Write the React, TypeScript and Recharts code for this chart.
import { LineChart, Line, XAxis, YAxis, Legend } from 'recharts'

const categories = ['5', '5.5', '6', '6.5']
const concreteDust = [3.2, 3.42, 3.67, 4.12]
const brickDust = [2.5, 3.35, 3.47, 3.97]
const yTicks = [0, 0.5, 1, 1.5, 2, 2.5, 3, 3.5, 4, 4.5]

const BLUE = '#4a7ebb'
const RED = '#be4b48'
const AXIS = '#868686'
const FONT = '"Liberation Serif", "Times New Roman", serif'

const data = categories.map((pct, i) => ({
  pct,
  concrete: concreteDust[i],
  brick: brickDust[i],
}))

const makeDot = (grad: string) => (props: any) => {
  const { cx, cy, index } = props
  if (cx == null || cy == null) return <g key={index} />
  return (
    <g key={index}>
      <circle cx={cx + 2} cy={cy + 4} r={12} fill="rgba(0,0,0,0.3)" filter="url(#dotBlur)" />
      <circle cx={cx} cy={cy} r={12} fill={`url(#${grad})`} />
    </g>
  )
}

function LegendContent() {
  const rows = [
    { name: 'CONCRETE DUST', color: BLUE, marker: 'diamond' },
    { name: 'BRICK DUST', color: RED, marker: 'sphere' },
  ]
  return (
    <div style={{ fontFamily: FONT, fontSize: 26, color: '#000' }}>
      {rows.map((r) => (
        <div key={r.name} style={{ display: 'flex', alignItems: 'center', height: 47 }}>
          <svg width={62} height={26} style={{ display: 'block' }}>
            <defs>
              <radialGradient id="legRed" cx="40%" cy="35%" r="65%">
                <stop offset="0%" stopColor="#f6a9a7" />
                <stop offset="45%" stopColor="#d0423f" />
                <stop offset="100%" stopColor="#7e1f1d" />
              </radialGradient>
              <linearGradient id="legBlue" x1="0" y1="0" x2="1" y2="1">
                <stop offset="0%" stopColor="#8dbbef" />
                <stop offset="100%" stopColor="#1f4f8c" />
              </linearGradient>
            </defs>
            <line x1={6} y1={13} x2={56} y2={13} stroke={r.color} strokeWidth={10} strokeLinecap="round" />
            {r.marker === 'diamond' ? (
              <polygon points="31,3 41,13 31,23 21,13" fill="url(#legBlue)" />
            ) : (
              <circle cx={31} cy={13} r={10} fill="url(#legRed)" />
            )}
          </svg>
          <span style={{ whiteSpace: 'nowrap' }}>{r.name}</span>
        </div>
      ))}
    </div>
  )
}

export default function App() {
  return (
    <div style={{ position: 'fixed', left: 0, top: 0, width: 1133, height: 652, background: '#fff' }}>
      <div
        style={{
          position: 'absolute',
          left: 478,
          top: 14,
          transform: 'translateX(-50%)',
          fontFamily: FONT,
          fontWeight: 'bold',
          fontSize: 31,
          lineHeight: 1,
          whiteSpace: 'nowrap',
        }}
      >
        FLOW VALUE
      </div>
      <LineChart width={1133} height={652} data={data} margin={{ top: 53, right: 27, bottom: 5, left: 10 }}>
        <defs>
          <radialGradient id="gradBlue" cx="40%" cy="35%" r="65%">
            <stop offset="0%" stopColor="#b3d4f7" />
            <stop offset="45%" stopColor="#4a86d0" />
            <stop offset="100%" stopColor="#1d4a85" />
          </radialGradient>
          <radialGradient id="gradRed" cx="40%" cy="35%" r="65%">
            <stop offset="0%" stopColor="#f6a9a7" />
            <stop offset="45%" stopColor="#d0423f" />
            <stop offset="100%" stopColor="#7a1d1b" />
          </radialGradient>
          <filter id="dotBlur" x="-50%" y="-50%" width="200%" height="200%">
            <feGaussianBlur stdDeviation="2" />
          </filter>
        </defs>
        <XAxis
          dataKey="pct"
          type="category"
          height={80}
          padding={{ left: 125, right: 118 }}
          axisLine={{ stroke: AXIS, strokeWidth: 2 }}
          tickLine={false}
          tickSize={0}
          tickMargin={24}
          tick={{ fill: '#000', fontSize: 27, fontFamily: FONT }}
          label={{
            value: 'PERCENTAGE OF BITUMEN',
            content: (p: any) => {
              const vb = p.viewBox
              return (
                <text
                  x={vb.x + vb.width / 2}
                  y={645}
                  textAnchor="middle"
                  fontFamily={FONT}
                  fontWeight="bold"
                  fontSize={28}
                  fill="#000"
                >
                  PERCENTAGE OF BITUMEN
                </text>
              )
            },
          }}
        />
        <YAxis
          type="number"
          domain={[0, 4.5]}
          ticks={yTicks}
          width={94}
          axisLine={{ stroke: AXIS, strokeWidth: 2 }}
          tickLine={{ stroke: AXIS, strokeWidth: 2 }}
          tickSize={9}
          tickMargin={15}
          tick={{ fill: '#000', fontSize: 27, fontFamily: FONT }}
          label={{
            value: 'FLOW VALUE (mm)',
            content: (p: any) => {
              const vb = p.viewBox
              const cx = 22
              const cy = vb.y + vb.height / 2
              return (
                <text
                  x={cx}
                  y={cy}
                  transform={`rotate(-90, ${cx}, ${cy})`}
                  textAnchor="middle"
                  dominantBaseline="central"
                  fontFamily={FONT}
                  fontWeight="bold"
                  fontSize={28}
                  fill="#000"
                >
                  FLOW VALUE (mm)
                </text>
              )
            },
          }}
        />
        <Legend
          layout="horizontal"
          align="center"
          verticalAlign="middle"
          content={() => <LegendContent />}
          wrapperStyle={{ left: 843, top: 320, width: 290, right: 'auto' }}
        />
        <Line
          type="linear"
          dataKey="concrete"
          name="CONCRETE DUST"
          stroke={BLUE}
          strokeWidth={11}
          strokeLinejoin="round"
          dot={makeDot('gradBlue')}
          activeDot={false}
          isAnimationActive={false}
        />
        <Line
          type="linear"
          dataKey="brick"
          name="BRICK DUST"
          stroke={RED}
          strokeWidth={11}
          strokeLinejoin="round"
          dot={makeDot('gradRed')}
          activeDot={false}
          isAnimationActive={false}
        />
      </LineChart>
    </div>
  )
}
——
PROBLEM DESCRIPTION: Looking at the material above, please copy exactly every line from its first line through the line containing "3.5, 4, 4.5]", with both ends included and nothing else.

RESPONSE FOR THIS EXERCISE:
Write the React, TypeScript and Recharts code for this chart.
import { LineChart, Line, XAxis, YAxis, Legend } from 'recharts'

const categories = ['5', '5.5', '6', '6.5']
const concreteDust = [3.2, 3.42, 3.67, 4.12]
const brickDust = [2.5, 3.35, 3.47, 3.97]
const yTicks = [0, 0.5, 1, 1.5, 2, 2.5, 3, 3.5, 4, 4.5]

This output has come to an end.